Hay cosas que no entiendo. Situaciones, datos y personas que escapan de mi comprensión, a las que doy vueltas sin encontrar un significado que les aporte sentido. No las entiendo, la perplejidad que me generan se acompaña de dos sentimientos complementarios: por un lado, la frustración por quedar fuera de su conocimiento; por otro, el asombro ante lo que me sobrepasa, desmonta convicciones y me adentra en la incertidumbre de abrazar lo desconocido y desentrañar lo enigmático.
Soy esclavo del ansia de comprender. Fue una de mis motivaciones para estudiar filosofía, pensaba que indagando en las razones del asombro, del conocimiento, de la ética, podría encontrar respuestas a todas esas preguntas sobre la realidad que bombardeaban mi mente de dieciocho años.

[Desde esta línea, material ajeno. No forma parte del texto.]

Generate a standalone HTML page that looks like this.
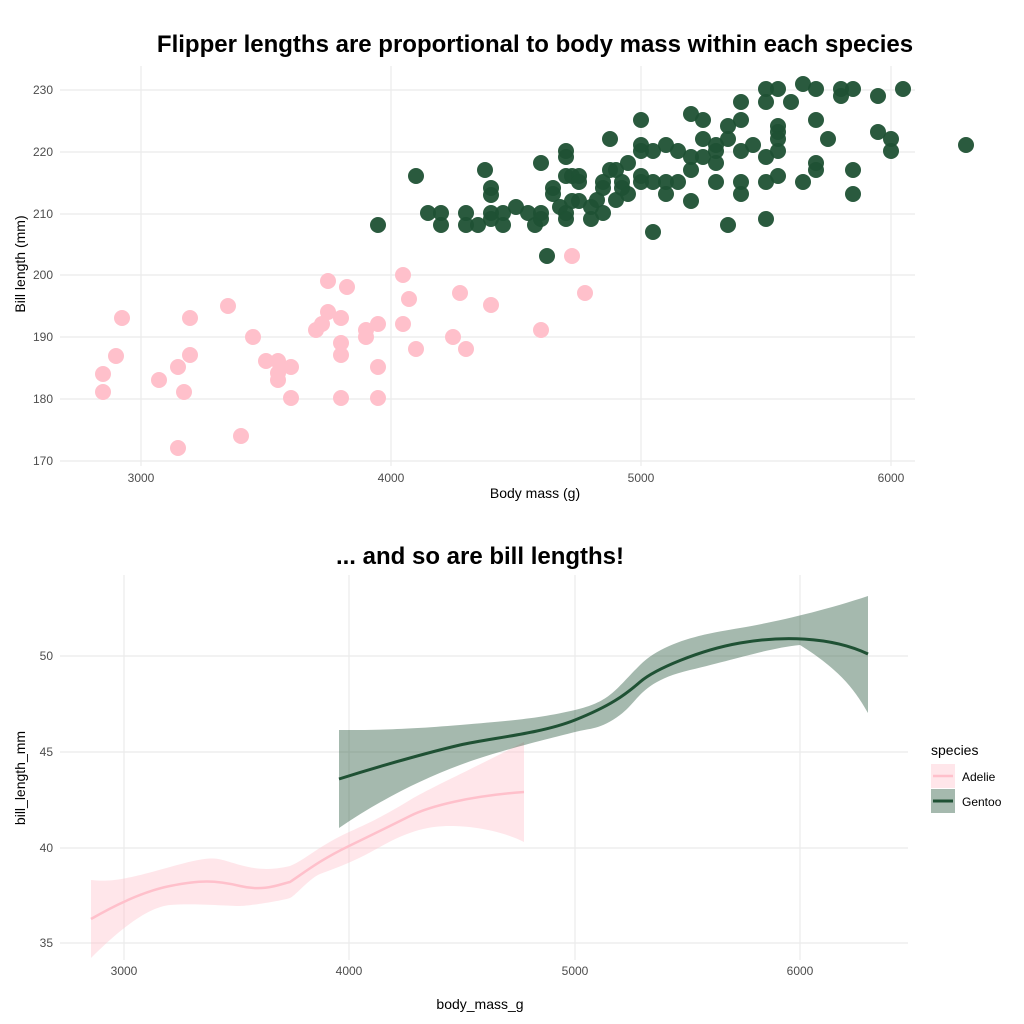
<!DOCTYPE html>
<html><head><meta charset="utf-8"><style>
html,body{margin:0;padding:0;background:#fff}
svg{display:block;font-family:"Liberation Sans",sans-serif}
.t{font-size:12px;fill:#4d4d4d}
.g{stroke:#ebebeb;stroke-width:1.2}
.ttl{font-size:24px;font-weight:bold;fill:#000}
.al{font-size:14px;fill:#000}
</style></head><body>
<svg width="1024" height="1024" viewBox="0 0 1024 1024" xmlns="http://www.w3.org/2000/svg">
<text class="ttl" x="535" y="52" text-anchor="middle">Flipper lengths are proportional to body mass within each species</text>
<g>
<line class="g" x1="60" x2="915" y1="90" y2="90"/><line class="g" x1="60" x2="915" y1="152" y2="152"/>
<line class="g" x1="60" x2="915" y1="214" y2="214"/><line class="g" x1="60" x2="915" y1="275" y2="275"/>
<line class="g" x1="60" x2="915" y1="337" y2="337"/><line class="g" x1="60" x2="915" y1="399" y2="399"/>
<line class="g" x1="60" x2="915" y1="461" y2="461"/>
<line class="g" x1="141" x2="141" y1="66" y2="466"/><line class="g" x1="391" x2="391" y1="66" y2="466"/>
<line class="g" x1="641" x2="641" y1="66" y2="466"/><line class="g" x1="891" x2="891" y1="66" y2="466"/>
</g>
<g class="t" text-anchor="end">
<text x="53" y="94">230</text><text x="53" y="156">220</text><text x="53" y="218">210</text><text x="53" y="279">200</text><text x="53" y="341">190</text><text x="53" y="403">180</text><text x="53" y="465">170</text>
</g>
<g class="t" text-anchor="middle">
<text x="141" y="482">3000</text><text x="391" y="482">4000</text><text x="641" y="482">5000</text><text x="891" y="482">6000</text>
</g>
<text class="al" x="535" y="498" text-anchor="middle">Body mass (g)</text>
<text class="al" x="25" y="264" text-anchor="middle" transform="rotate(-90 25 264)">Bill length (mm)</text>
<g fill="#ffc0cb">
<circle cx="103" cy="374" r="8"/><circle cx="103" cy="392" r="8"/><circle cx="116" cy="356" r="8"/><circle cx="122" cy="318" r="8"/><circle cx="159" cy="380" r="8"/><circle cx="178" cy="367" r="8"/><circle cx="178" cy="448" r="8"/><circle cx="184" cy="392" r="8"/><circle cx="190" cy="318" r="8"/><circle cx="190" cy="355" r="8"/><circle cx="228" cy="306" r="8"/><circle cx="241" cy="436" r="8"/><circle cx="253" cy="337" r="8"/><circle cx="266" cy="361" r="8"/><circle cx="278" cy="361" r="8"/><circle cx="278" cy="373" r="8"/><circle cx="278" cy="380" r="8"/><circle cx="291" cy="367" r="8"/><circle cx="291" cy="398" r="8"/><circle cx="316" cy="330" r="8"/><circle cx="322" cy="324" r="8"/><circle cx="328" cy="281" r="8"/><circle cx="328" cy="312" r="8"/><circle cx="341" cy="318" r="8"/><circle cx="341" cy="343" r="8"/><circle cx="341" cy="355" r="8"/><circle cx="341" cy="398" r="8"/><circle cx="347" cy="287" r="8"/><circle cx="366" cy="330" r="8"/><circle cx="366" cy="337" r="8"/><circle cx="378" cy="324" r="8"/><circle cx="378" cy="367" r="8"/><circle cx="378" cy="398" r="8"/><circle cx="403" cy="275" r="8"/><circle cx="403" cy="324" r="8"/><circle cx="409" cy="299" r="8"/><circle cx="416" cy="349" r="8"/><circle cx="453" cy="337" r="8"/><circle cx="460" cy="293" r="8"/><circle cx="466" cy="349" r="8"/><circle cx="491" cy="305" r="8"/><circle cx="541" cy="330" r="8"/><circle cx="572" cy="256" r="8"/><circle cx="585" cy="293" r="8"/>
</g>
<g fill="#1f5134" fill-opacity="0.95">
<circle cx="378" cy="225" r="8"/><circle cx="416" cy="176" r="8"/><circle cx="428" cy="213" r="8"/><circle cx="441" cy="213" r="8"/><circle cx="441" cy="225" r="8"/><circle cx="466" cy="213" r="8"/><circle cx="466" cy="225" r="8"/><circle cx="478" cy="225" r="8"/><circle cx="485" cy="170" r="8"/><circle cx="491" cy="188" r="8"/><circle cx="491" cy="195" r="8"/><circle cx="491" cy="213" r="8"/><circle cx="491" cy="219" r="8"/><circle cx="503" cy="213" r="8"/><circle cx="503" cy="225" r="8"/><circle cx="516" cy="207" r="8"/><circle cx="528" cy="213" r="8"/><circle cx="535" cy="225" r="8"/><circle cx="541" cy="213" r="8"/><circle cx="541" cy="219" r="8"/><circle cx="541" cy="163" r="8"/><circle cx="547" cy="256" r="8"/><circle cx="553" cy="188" r="8"/><circle cx="553" cy="194" r="8"/><circle cx="560" cy="207" r="8"/><circle cx="566" cy="151" r="8"/><circle cx="566" cy="157" r="8"/><circle cx="566" cy="176" r="8"/><circle cx="566" cy="213" r="8"/><circle cx="566" cy="219" r="8"/><circle cx="572" cy="201" r="8"/><circle cx="572" cy="176" r="8"/><circle cx="579" cy="176" r="8"/><circle cx="579" cy="182" r="8"/><circle cx="579" cy="201" r="8"/><circle cx="591" cy="219" r="8"/><circle cx="591" cy="207" r="8"/><circle cx="597" cy="200" r="8"/><circle cx="603" cy="182" r="8"/><circle cx="603" cy="188" r="8"/><circle cx="603" cy="213" r="8"/><circle cx="610" cy="139" r="8"/><circle cx="610" cy="170" r="8"/><circle cx="616" cy="170" r="8"/><circle cx="616" cy="200" r="8"/><circle cx="622" cy="182" r="8"/><circle cx="622" cy="188" r="8"/><circle cx="628" cy="194" r="8"/><circle cx="628" cy="163" r="8"/><circle cx="641" cy="120" r="8"/><circle cx="641" cy="145" r="8"/><circle cx="641" cy="151" r="8"/><circle cx="641" cy="176" r="8"/><circle cx="641" cy="182" r="8"/><circle cx="653" cy="182" r="8"/><circle cx="653" cy="151" r="8"/><circle cx="653" cy="232" r="8"/><circle cx="666" cy="145" r="8"/><circle cx="666" cy="182" r="8"/><circle cx="666" cy="194" r="8"/><circle cx="678" cy="182" r="8"/><circle cx="678" cy="151" r="8"/><circle cx="691" cy="114" r="8"/><circle cx="691" cy="157" r="8"/><circle cx="691" cy="170" r="8"/><circle cx="691" cy="201" r="8"/><circle cx="703" cy="120" r="8"/><circle cx="703" cy="139" r="8"/><circle cx="703" cy="157" r="8"/><circle cx="716" cy="145" r="8"/><circle cx="716" cy="151" r="8"/><circle cx="716" cy="163" r="8"/><circle cx="716" cy="182" r="8"/><circle cx="728" cy="126" r="8"/><circle cx="728" cy="139" r="8"/><circle cx="728" cy="225" r="8"/><circle cx="741" cy="102" r="8"/><circle cx="741" cy="120" r="8"/><circle cx="741" cy="151" r="8"/><circle cx="741" cy="182" r="8"/><circle cx="741" cy="194" r="8"/><circle cx="753" cy="145" r="8"/><circle cx="766" cy="89" r="8"/><circle cx="766" cy="102" r="8"/><circle cx="766" cy="157" r="8"/><circle cx="766" cy="182" r="8"/><circle cx="766" cy="219" r="8"/><circle cx="778" cy="89" r="8"/><circle cx="778" cy="126" r="8"/><circle cx="778" cy="132" r="8"/><circle cx="778" cy="139" r="8"/><circle cx="778" cy="151" r="8"/><circle cx="778" cy="176" r="8"/><circle cx="791" cy="102" r="8"/><circle cx="803" cy="84" r="8"/><circle cx="803" cy="182" r="8"/><circle cx="816" cy="89" r="8"/><circle cx="816" cy="120" r="8"/><circle cx="816" cy="163" r="8"/><circle cx="816" cy="170" r="8"/><circle cx="828" cy="139" r="8"/><circle cx="841" cy="89" r="8"/><circle cx="841" cy="96" r="8"/><circle cx="853" cy="89" r="8"/><circle cx="853" cy="170" r="8"/><circle cx="853" cy="194" r="8"/><circle cx="878" cy="96" r="8"/><circle cx="878" cy="132" r="8"/><circle cx="891" cy="139" r="8"/><circle cx="891" cy="151" r="8"/><circle cx="903" cy="89" r="8"/><circle cx="966" cy="145" r="8"/>
</g>

<text class="ttl" x="480" y="564" text-anchor="middle">... and so are bill lengths!</text>
<g>
<line class="g" x1="60" x2="908" y1="656" y2="656"/><line class="g" x1="60" x2="908" y1="752" y2="752"/>
<line class="g" x1="60" x2="908" y1="848" y2="848"/><line class="g" x1="60" x2="908" y1="943" y2="943"/>
<line class="g" x1="124" x2="124" y1="575" y2="960"/><line class="g" x1="349" x2="349" y1="575" y2="960"/>
<line class="g" x1="575" x2="575" y1="575" y2="960"/><line class="g" x1="800" x2="800" y1="575" y2="960"/>
</g>
<g class="t" text-anchor="end">
<text x="53" y="660">50</text><text x="53" y="756">45</text><text x="53" y="852">40</text><text x="53" y="947">35</text>
</g>
<g class="t" text-anchor="middle">
<text x="124" y="975">3000</text><text x="349" y="975">4000</text><text x="575" y="975">5000</text><text x="800" y="975">6000</text>
</g>
<text class="al" x="480" y="1009" text-anchor="middle">body_mass_g</text>
<text class="al" x="25" y="778" text-anchor="middle" transform="rotate(-90 25 778)">bill_length_mm</text>

<path fill="#ffc0cb" fill-opacity="0.4" d="M91,880 C110,882 124,880 170,867 S215,858 240,865 S280,868 290,866 C305,860 320,845 349,832 S390,812 410,800 S470,770 524,742 L524,842 C500,830 470,826 450,826 S410,830 380,847 S330,870 320,874 S295,896 290,898 S250,906 240,906 S190,903 170,905 S124,925 91,958 Z"/>
<path fill="none" stroke="#ffc0cb" stroke-width="2.5" d="M91,919 C110,908 140,892 170,886 S215,880 240,886 S280,884 290,882 C305,872 320,860 349,846 S390,826 410,816 S470,796 524,792"/>
<path fill="#1f5134" fill-opacity="0.4" d="M339,730 C370,730 400,730 460,725 S540,718 575,710 S615,690 640,665 S710,633 740,628 S820,612 868,596 L868,713 C855,690 840,670 800,645 C770,648 740,658 690,670 S640,700 620,715 S590,728 575,732 S500,750 460,765 S380,800 339,828 Z"/>
<path fill="none" stroke="#1f5134" stroke-width="3" d="M339,779 C380,766 430,752 460,745 S540,734 575,720 S625,695 640,682 S700,650 740,643 S830,636 868,654"/>

<text x="931" y="755" style="font-size:14px" fill="#000">species</text>
<rect x="931" y="764" width="24" height="24" fill="#ffc0cb" fill-opacity="0.4"/>
<line x1="933" x2="953" y1="776" y2="776" stroke="#ffc0cb" stroke-width="2.5"/>
<rect x="931" y="789" width="24" height="24" fill="#1f5134" fill-opacity="0.4"/>
<line x1="933" x2="953" y1="801" y2="801" stroke="#1f5134" stroke-width="3"/>
<text x="962" y="781" style="font-size:12px" fill="#000">Adelie</text>
<text x="962" y="806" style="font-size:12px" fill="#000">Gentoo</text>
</svg>
</body></html>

Lo ininteligible me maravillaba, y sigue haciéndolo, me arrastra en su espiral de búsqueda de sentido, me envuelve en su misterio, en todas esas palabras casi mágicas que hilvanan la comprensión del mundo y de mí mismo. Necesitaba completar la información que tenía ante de mí, pero sobre todo necesitaba hacerlo yo, con mis propias respuestas y conclusiones, saberme conocedor del funcionamiento del todo. Ocurrió, sin embargo, que cuanto más me adentraba en los conocimientos que prometían sacarme de la ignorancia, más analfabeto me reconocía para comprender ese todo. Al fin y al cabo, así comienza el hacer del filósofo, el solo sé que nada sé de Sócrates; la duda metódica de Descartes; el pensamiento libre de Nietzsche, como único modo de escapar de la cárcel de la convicción;…

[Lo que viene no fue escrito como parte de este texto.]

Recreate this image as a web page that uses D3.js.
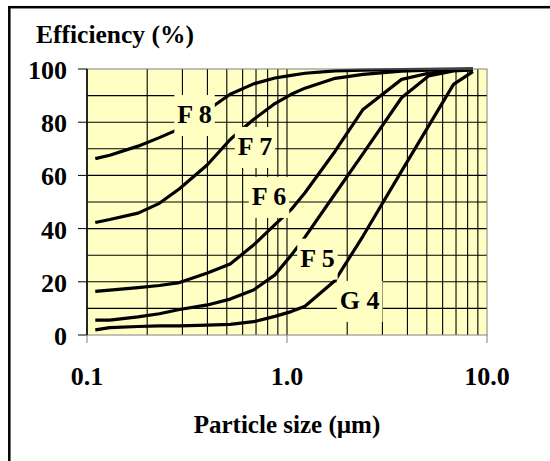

Y a esas cosas que no entiendo se unen otras que pido no entender. Ante ciertas realidades, prefiero una ignorancia que me mantenga al margen de la brusquedad de algunos aspectos de la vida y de las personas. No quiero entender lo que pasa por la mente de un abusador, rehuyo comprender las razones de quienes no cuidan nuestra casa común, me conformo sin entender a los que maltratan y humillan a otros, que casi siempre son otras, no quiero entender las cosas de la guerra o del odio visceral. No es pasotismo, elijo no entender porque no puedo hacerlo, porque prefiero dedicar mis esfuerzos a las víctimas de todo ese odio, prefiero alejarme de los intentos por comprender las razones y los actos de quienes odian. Elijo no entender, porque no quiero que mis divagaciones me separen del cuidado que debo a quienes siempre sufren. Elijo no entender, para que nada ni nadie me distraiga de lo importante.
Me gusta el concepto que usa Hartmann, la enigmaticidad del mundo. Esta enigmaticidad no ha sido creada por el ser humano y, por lo tanto, no puede ser suprimida por él. No puedo transformar al mundo, tal como es, tengo que aceptarlo como se me ofrece y enfrentarne a los enigmas que me plantea. En la medida en que mi existencia permanente encadenada a este mundo, también mi reflexión y mis búsquedas estarán encadenadas a los enigmas, que podré resolver o no, pero en cualquier caso forma parte de mi ser que piensa. Valorar mis éxitos solo por mi capacidad de resolver los enigmas que la vida me presenta resulta una trampa que solo generará frustración, alejándome de la posibilidad de contar con un pensamiento propio. Es, sin embargo, la aceptación de la enigmaticidad lo que me dará verdadero conocimiento de la realidad y de mí mismo.
Acepto que no lo entiendo todo. En esa verdad quiero condensar mis búsquedas de sentido, sin arrepentimientos, también en aquello que elijo no comprender, porque en el enigma se encierra el misterio que soy y reconozco el misterio que el otro es para mí, siempre inalcanzable, siempre bello en sus interrogantes.